Achterbahn über den Himalaya
Streifengänse (Anser indicus) folgen bei ihrem Flug über den Himalaya dem Relief des Gebirges.
Dadurch müssen sie für einen kleinen Nettogewinn an Höhe wiederholt mehrere tausend Meter aufsteigen und wieder absinken. Trotzdem sind die Energiekosten für die Tiere bei dieser Art des Achterbahn-Fluges geringer als wenn sie konstant in großer Höhe fliegen würden. Zu diesem Ergebnis kommt eine internationale Forschergruppe unter Beteiligung von Martin Wikelski vom Max-Planck-Institut für Ornithologie in Radolfzell. Diese Forschung ist Teil der Vorbereitung für das Icarus-Projekt. Damit wollen die Wissenschaftler ab 2016 die globalen Wanderbewegungen von Tieren mit Satelliten beobachten.

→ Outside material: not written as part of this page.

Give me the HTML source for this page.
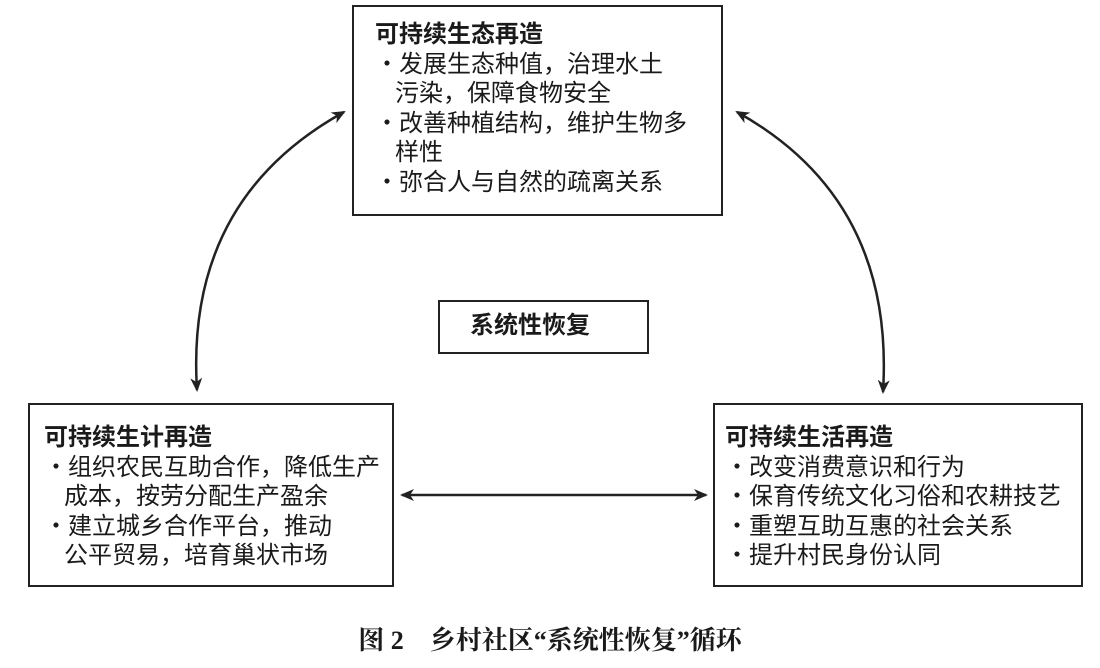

Streifengänse sind unerschrockene Zugvögel, denen kein Hindernis zu groß ist. Zweimal pro Jahr überqueren sie das höchste Gebirge der Welt. Wie genau die Gänse diesen Flug bewältigen, war bisher unklar. Eine gängige Theorie besagt, dass die Vögel kontinuierlich an Höhe gewinnen, die höchsten Gipfel überqueren und dann stetig wieder absinken. Neue Messungen zeigen jedoch, dass die Gänse immer entlang des Reliefs der Gebirgskette fliegen.
„Als Drachenflieger habe ich mit einer solchen Flugbahn gerechnet. Nicht-Flieger waren da erstmal skeptisch“, kommentiert Martin Wikelski das Ergebnis, Direktor am Max-Planck-Institut für Ornithologie in Radolfzell. Die Erklärung liefert er gleich mit: Nahe am Hang herrschen die verlässlichsten Aufwinde, von denen sich die Gänse nach oben tragen lassen. Das ist viel einfacher, als in konstanter Höhe ein Tal zu überqueren. „Die Gänse im Himalaya machen das so wie wie jeder Drachenflieger in den Alpen“, sagt der Forscher, der auch das internationale Icarus-Konsortium leitet.
Eine der beobachteten Gänse stieg beispielsweise für einen Nettohöhengewinn von nur 1390 Metern zuerst 6340 Meter auf und sank dann wieder um 4950 Meter nach unten. Was auf den ersten Blick wie unnötige Anstrengung aussieht, ist in Wahrheit der einfachere Weg: Die Gänse sparen mit dieser Strategie durchschnittlich acht Prozent der Energiekosten, denn in großer Höhe ist die Luft dünner und die Tiere müssen öfter mit den Flügeln schlagen. Das ist anstrengender als der erhöhte Energieverbrauch bei häufigen Anstiegen. Schon wenn die Flügelschlagfrequenz nur um fünf Prozent zunimmt, steigt die Herzschlagrate um 19 Prozent und der Energieverbrauch schnellt um ganze 41 Prozent nach oben.
Für ihre Untersuchung statteten die Forscher sieben Gänse mit GPS-Sendern aus. Außerdem überwachten sie mit winzigen Messegeräten die Körpertemperatur sowie Herz- und Flügelschlag. Insgesamt konnten sie somit fast 400 Stunden Vogelzug quer über das Dach der Welt auswerten.
Die Streifengänse treten zweimal im Jahr diese lange Reise an. Im Sommer brüten die Tiere in Tibet, China und der Mongolei. Den Winter verbringen sie in Indien, Pakistan, Bangladesch. „Es ist im Süden nicht nur wärmer, die Tiere finden dort auch mehr Nahrung“, erklärt Wikelski. „Und wie wir jetzt wissen, ist die Überquerung des Himalaya für die Gänse einfacher als bisher angenommen.“
An dem Projekt waren auch Wissenschaftler aus Großbritannien, Kanada, der Mongolei, Australien, Italien und den USA beteiligt. „Es war ein großes internationales Kooperationsprojekt. In dieser Form werden in Zukunft viele ökologische Projekte ablaufen“, sagt Wikelski. Auch an ICARUS sind weltweit Dutzende Wissenschaftler beteiligt. Mit dem satellitengestützten System sollen vom nächsten Jahr an die Wanderungsbewegungen vieler Tiere gleichzeitig aufgezeichnet und physiologische Daten gesammelt werden. Die Messungen sollen neue Erkenntnisse über das Verhalten von Tieren, die Ausbreitung von Erkrankungen oder die Vorhersage von Naturkatastrophen liefern.